> [Description of the task]: Give back each entry unchanged, minus pictures.

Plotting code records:
========
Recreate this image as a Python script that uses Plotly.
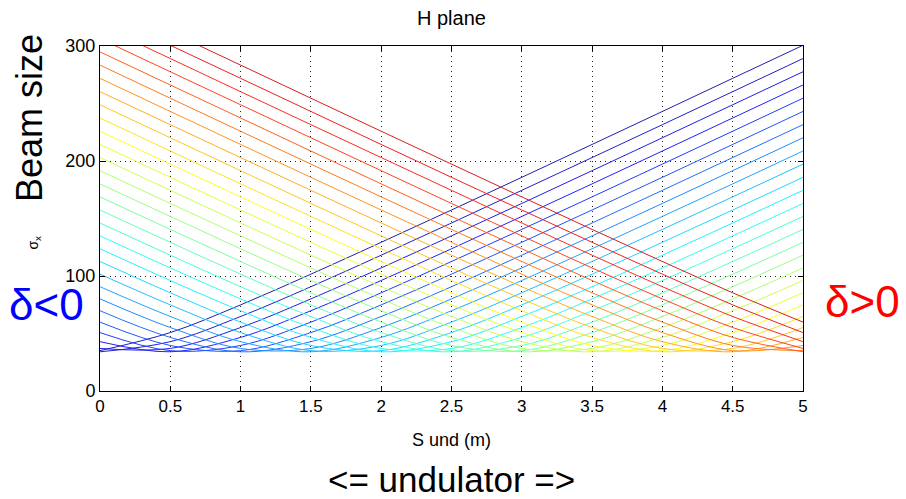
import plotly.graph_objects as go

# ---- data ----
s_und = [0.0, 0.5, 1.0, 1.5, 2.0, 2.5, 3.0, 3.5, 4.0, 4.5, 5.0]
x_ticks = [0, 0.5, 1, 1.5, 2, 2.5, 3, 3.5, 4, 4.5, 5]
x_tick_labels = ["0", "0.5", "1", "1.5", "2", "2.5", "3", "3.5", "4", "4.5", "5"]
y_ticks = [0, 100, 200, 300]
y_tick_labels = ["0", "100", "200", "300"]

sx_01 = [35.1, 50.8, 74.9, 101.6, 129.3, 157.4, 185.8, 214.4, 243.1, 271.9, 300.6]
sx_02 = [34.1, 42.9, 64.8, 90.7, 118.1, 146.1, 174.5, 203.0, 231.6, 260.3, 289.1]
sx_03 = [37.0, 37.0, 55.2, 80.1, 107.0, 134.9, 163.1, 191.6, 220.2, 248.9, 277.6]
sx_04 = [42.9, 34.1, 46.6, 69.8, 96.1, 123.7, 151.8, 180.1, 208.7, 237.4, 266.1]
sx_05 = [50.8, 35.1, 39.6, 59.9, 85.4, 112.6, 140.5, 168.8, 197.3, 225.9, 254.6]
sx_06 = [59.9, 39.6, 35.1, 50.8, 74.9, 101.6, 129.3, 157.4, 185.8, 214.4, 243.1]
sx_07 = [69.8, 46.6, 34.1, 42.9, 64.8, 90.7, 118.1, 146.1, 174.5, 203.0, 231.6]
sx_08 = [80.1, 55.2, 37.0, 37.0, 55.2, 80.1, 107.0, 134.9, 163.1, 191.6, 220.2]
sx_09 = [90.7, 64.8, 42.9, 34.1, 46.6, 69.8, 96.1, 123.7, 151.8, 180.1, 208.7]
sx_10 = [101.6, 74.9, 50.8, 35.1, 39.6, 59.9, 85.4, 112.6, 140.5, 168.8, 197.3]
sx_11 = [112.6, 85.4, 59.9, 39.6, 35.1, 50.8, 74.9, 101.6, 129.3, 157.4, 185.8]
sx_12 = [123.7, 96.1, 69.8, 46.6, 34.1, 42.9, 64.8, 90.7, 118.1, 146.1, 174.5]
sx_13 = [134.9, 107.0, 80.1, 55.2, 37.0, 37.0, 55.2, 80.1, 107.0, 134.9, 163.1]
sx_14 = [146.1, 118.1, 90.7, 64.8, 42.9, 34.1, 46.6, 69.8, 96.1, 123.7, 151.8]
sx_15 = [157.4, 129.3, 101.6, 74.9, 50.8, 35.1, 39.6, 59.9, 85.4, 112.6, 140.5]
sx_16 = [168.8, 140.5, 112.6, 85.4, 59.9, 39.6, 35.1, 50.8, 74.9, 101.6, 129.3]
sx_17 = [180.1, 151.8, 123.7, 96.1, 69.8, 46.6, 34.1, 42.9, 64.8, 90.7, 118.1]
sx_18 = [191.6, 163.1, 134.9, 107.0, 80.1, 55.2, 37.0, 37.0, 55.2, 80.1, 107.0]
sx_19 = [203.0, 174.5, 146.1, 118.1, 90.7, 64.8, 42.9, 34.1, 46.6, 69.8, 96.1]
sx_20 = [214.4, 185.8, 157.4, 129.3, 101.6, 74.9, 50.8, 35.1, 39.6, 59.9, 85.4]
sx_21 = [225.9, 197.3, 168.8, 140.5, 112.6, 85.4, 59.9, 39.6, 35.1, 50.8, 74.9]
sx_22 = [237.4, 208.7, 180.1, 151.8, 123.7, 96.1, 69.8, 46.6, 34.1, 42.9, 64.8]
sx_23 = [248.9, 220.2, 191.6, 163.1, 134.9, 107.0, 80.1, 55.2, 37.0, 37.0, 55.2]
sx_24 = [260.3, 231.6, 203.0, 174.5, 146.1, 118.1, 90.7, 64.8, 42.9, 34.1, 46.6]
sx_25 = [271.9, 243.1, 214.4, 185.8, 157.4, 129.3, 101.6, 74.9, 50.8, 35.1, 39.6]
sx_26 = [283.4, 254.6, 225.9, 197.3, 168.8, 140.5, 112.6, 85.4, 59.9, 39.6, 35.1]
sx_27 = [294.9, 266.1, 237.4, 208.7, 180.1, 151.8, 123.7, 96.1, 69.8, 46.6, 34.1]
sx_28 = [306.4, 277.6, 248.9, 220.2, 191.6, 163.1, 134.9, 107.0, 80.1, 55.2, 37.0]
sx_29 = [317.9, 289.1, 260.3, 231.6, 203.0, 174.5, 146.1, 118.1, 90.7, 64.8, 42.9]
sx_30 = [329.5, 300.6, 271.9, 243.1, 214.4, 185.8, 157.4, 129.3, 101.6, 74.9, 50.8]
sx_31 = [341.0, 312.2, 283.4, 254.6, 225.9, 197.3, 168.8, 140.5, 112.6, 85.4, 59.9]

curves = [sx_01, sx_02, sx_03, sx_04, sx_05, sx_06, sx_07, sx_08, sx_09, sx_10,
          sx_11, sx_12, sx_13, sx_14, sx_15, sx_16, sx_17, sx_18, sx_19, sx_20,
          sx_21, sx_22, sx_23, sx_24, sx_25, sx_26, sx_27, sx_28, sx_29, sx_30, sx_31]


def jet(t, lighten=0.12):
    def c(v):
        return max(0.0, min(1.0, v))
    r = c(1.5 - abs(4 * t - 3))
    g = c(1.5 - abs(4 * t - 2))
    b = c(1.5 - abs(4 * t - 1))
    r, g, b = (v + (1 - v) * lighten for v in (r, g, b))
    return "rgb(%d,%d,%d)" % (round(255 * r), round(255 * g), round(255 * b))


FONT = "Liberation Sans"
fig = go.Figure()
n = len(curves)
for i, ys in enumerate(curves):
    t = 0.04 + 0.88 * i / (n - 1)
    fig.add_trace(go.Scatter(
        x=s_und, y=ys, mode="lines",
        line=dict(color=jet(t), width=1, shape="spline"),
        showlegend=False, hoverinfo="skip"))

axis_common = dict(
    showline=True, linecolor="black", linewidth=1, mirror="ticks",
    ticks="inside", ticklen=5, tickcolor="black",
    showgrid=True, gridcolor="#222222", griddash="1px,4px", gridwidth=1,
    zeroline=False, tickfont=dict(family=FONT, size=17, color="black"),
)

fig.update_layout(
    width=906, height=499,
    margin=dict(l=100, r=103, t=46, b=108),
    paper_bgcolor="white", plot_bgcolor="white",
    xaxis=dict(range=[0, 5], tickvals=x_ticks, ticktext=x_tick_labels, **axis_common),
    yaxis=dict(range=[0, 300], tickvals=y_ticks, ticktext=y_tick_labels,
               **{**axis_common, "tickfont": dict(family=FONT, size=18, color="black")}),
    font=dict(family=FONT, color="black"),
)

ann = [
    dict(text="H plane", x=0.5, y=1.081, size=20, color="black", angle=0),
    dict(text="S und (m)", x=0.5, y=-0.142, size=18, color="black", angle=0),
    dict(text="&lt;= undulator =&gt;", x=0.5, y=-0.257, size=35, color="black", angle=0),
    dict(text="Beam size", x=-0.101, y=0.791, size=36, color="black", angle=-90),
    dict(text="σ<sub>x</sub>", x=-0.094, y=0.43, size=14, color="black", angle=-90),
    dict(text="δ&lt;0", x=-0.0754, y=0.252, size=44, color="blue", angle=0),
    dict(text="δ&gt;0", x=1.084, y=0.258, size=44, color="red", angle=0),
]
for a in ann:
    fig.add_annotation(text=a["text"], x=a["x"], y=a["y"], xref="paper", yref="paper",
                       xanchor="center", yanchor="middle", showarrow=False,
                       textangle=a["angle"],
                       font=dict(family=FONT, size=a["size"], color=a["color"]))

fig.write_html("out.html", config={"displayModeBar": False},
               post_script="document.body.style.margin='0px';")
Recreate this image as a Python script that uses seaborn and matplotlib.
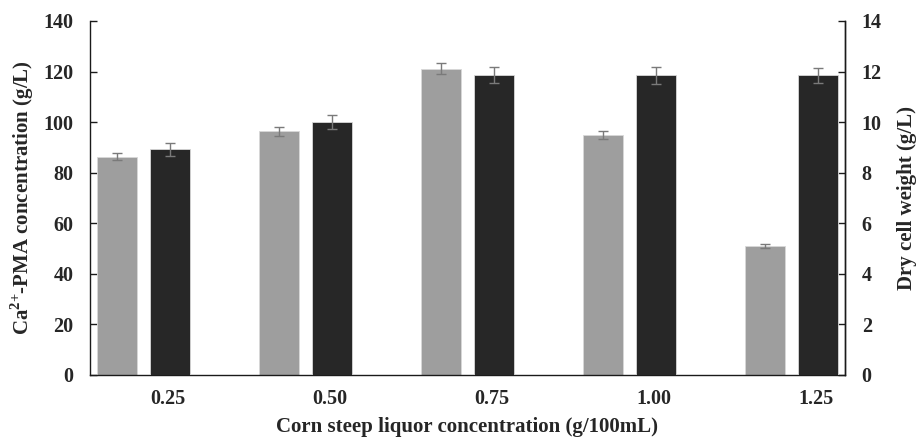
========
> [Answer to this task]:
Recreate this image as a Python script that uses Plotly.
import plotly.graph_objects as go

# ---- data ----
s_und = [0.0, 0.5, 1.0, 1.5, 2.0, 2.5, 3.0, 3.5, 4.0, 4.5, 5.0]
x_ticks = [0, 0.5, 1, 1.5, 2, 2.5, 3, 3.5, 4, 4.5, 5]
x_tick_labels = ["0", "0.5", "1", "1.5", "2", "2.5", "3", "3.5", "4", "4.5", "5"]
y_ticks = [0, 100, 200, 300]
y_tick_labels = ["0", "100", "200", "300"]

sx_01 = [35.1, 50.8, 74.9, 101.6, 129.3, 157.4, 185.8, 214.4, 243.1, 271.9, 300.6]
sx_02 = [34.1, 42.9, 64.8, 90.7, 118.1, 146.1, 174.5, 203.0, 231.6, 260.3, 289.1]
sx_03 = [37.0, 37.0, 55.2, 80.1, 107.0, 134.9, 163.1, 191.6, 220.2, 248.9, 277.6]
sx_04 = [42.9, 34.1, 46.6, 69.8, 96.1, 123.7, 151.8, 180.1, 208.7, 237.4, 266.1]
sx_05 = [50.8, 35.1, 39.6, 59.9, 85.4, 112.6, 140.5, 168.8, 197.3, 225.9, 254.6]
sx_06 = [59.9, 39.6, 35.1, 50.8, 74.9, 101.6, 129.3, 157.4, 185.8, 214.4, 243.1]
sx_07 = [69.8, 46.6, 34.1, 42.9, 64.8, 90.7, 118.1, 146.1, 174.5, 203.0, 231.6]
sx_08 = [80.1, 55.2, 37.0, 37.0, 55.2, 80.1, 107.0, 134.9, 163.1, 191.6, 220.2]
sx_09 = [90.7, 64.8, 42.9, 34.1, 46.6, 69.8, 96.1, 123.7, 151.8, 180.1, 208.7]
sx_10 = [101.6, 74.9, 50.8, 35.1, 39.6, 59.9, 85.4, 112.6, 140.5, 168.8, 197.3]
sx_11 = [112.6, 85.4, 59.9, 39.6, 35.1, 50.8, 74.9, 101.6, 129.3, 157.4, 185.8]
sx_12 = [123.7, 96.1, 69.8, 46.6, 34.1, 42.9, 64.8, 90.7, 118.1, 146.1, 174.5]
sx_13 = [134.9, 107.0, 80.1, 55.2, 37.0, 37.0, 55.2, 80.1, 107.0, 134.9, 163.1]
sx_14 = [146.1, 118.1, 90.7, 64.8, 42.9, 34.1, 46.6, 69.8, 96.1, 123.7, 151.8]
sx_15 = [157.4, 129.3, 101.6, 74.9, 50.8, 35.1, 39.6, 59.9, 85.4, 112.6, 140.5]
sx_16 = [168.8, 140.5, 112.6, 85.4, 59.9, 39.6, 35.1, 50.8, 74.9, 101.6, 129.3]
sx_17 = [180.1, 151.8, 123.7, 96.1, 69.8, 46.6, 34.1, 42.9, 64.8, 90.7, 118.1]
sx_18 = [191.6, 163.1, 134.9, 107.0, 80.1, 55.2, 37.0, 37.0, 55.2, 80.1, 107.0]
sx_19 = [203.0, 174.5, 146.1, 118.1, 90.7, 64.8, 42.9, 34.1, 46.6, 69.8, 96.1]
sx_20 = [214.4, 185.8, 157.4, 129.3, 101.6, 74.9, 50.8, 35.1, 39.6, 59.9, 85.4]
sx_21 = [225.9, 197.3, 168.8, 140.5, 112.6, 85.4, 59.9, 39.6, 35.1, 50.8, 74.9]
sx_22 = [237.4, 208.7, 180.1, 151.8, 123.7, 96.1, 69.8, 46.6, 34.1, 42.9, 64.8]
sx_23 = [248.9, 220.2, 191.6, 163.1, 134.9, 107.0, 80.1, 55.2, 37.0, 37.0, 55.2]
sx_24 = [260.3, 231.6, 203.0, 174.5, 146.1, 118.1, 90.7, 64.8, 42.9, 34.1, 46.6]
sx_25 = [271.9, 243.1, 214.4, 185.8, 157.4, 129.3, 101.6, 74.9, 50.8, 35.1, 39.6]
sx_26 = [283.4, 254.6, 225.9, 197.3, 168.8, 140.5, 112.6, 85.4, 59.9, 39.6, 35.1]
sx_27 = [294.9, 266.1, 237.4, 208.7, 180.1, 151.8, 123.7, 96.1, 69.8, 46.6, 34.1]
sx_28 = [306.4, 277.6, 248.9, 220.2, 191.6, 163.1, 134.9, 107.0, 80.1, 55.2, 37.0]
sx_29 = [317.9, 289.1, 260.3, 231.6, 203.0, 174.5, 146.1, 118.1, 90.7, 64.8, 42.9]
sx_30 = [329.5, 300.6, 271.9, 243.1, 214.4, 185.8, 157.4, 129.3, 101.6, 74.9, 50.8]
sx_31 = [341.0, 312.2, 283.4, 254.6, 225.9, 197.3, 168.8, 140.5, 112.6, 85.4, 59.9]

curves = [sx_01, sx_02, sx_03, sx_04, sx_05, sx_06, sx_07, sx_08, sx_09, sx_10,
          sx_11, sx_12, sx_13, sx_14, sx_15, sx_16, sx_17, sx_18, sx_19, sx_20,
          sx_21, sx_22, sx_23, sx_24, sx_25, sx_26, sx_27, sx_28, sx_29, sx_30, sx_31]


def jet(t, lighten=0.12):
    def c(v):
        return max(0.0, min(1.0, v))
    r = c(1.5 - abs(4 * t - 3))
    g = c(1.5 - abs(4 * t - 2))
    b = c(1.5 - abs(4 * t - 1))
    r, g, b = (v + (1 - v) * lighten for v in (r, g, b))
    return "rgb(%d,%d,%d)" % (round(255 * r), round(255 * g), round(255 * b))


FONT = "Liberation Sans"
fig = go.Figure()
n = len(curves)
for i, ys in enumerate(curves):
    t = 0.04 + 0.88 * i / (n - 1)
    fig.add_trace(go.Scatter(
        x=s_und, y=ys, mode="lines",
        line=dict(color=jet(t), width=1, shape="spline"),
        showlegend=False, hoverinfo="skip"))

axis_common = dict(
    showline=True, linecolor="black", linewidth=1, mirror="ticks",
    ticks="inside", ticklen=5, tickcolor="black",
    showgrid=True, gridcolor="#222222", griddash="1px,4px", gridwidth=1,
    zeroline=False, tickfont=dict(family=FONT, size=17, color="black"),
)

fig.update_layout(
    width=906, height=499,
    margin=dict(l=100, r=103, t=46, b=108),
    paper_bgcolor="white", plot_bgcolor="white",
    xaxis=dict(range=[0, 5], tickvals=x_ticks, ticktext=x_tick_labels, **axis_common),
    yaxis=dict(range=[0, 300], tickvals=y_ticks, ticktext=y_tick_labels,
               **{**axis_common, "tickfont": dict(family=FONT, size=18, color="black")}),
    font=dict(family=FONT, color="black"),
)

ann = [
    dict(text="H plane", x=0.5, y=1.081, size=20, color="black", angle=0),
    dict(text="S und (m)", x=0.5, y=-0.142, size=18, color="black", angle=0),
    dict(text="&lt;= undulator =&gt;", x=0.5, y=-0.257, size=35, color="black", angle=0),
    dict(text="Beam size", x=-0.101, y=0.791, size=36, color="black", angle=-90),
    dict(text="σ<sub>x</sub>", x=-0.094, y=0.43, size=14, color="black", angle=-90),
    dict(text="δ&lt;0", x=-0.0754, y=0.252, size=44, color="blue", angle=0),
    dict(text="δ&gt;0", x=1.084, y=0.258, size=44, color="red", angle=0),
]
for a in ann:
    fig.add_annotation(text=a["text"], x=a["x"], y=a["y"], xref="paper", yref="paper",
                       xanchor="center", yanchor="middle", showarrow=False,
                       textangle=a["angle"],
                       font=dict(family=FONT, size=a["size"], color=a["color"]))

fig.write_html("out.html", config={"displayModeBar": False},
               post_script="document.body.style.margin='0px';")
Recreate this image as a Python script that uses seaborn and matplotlib.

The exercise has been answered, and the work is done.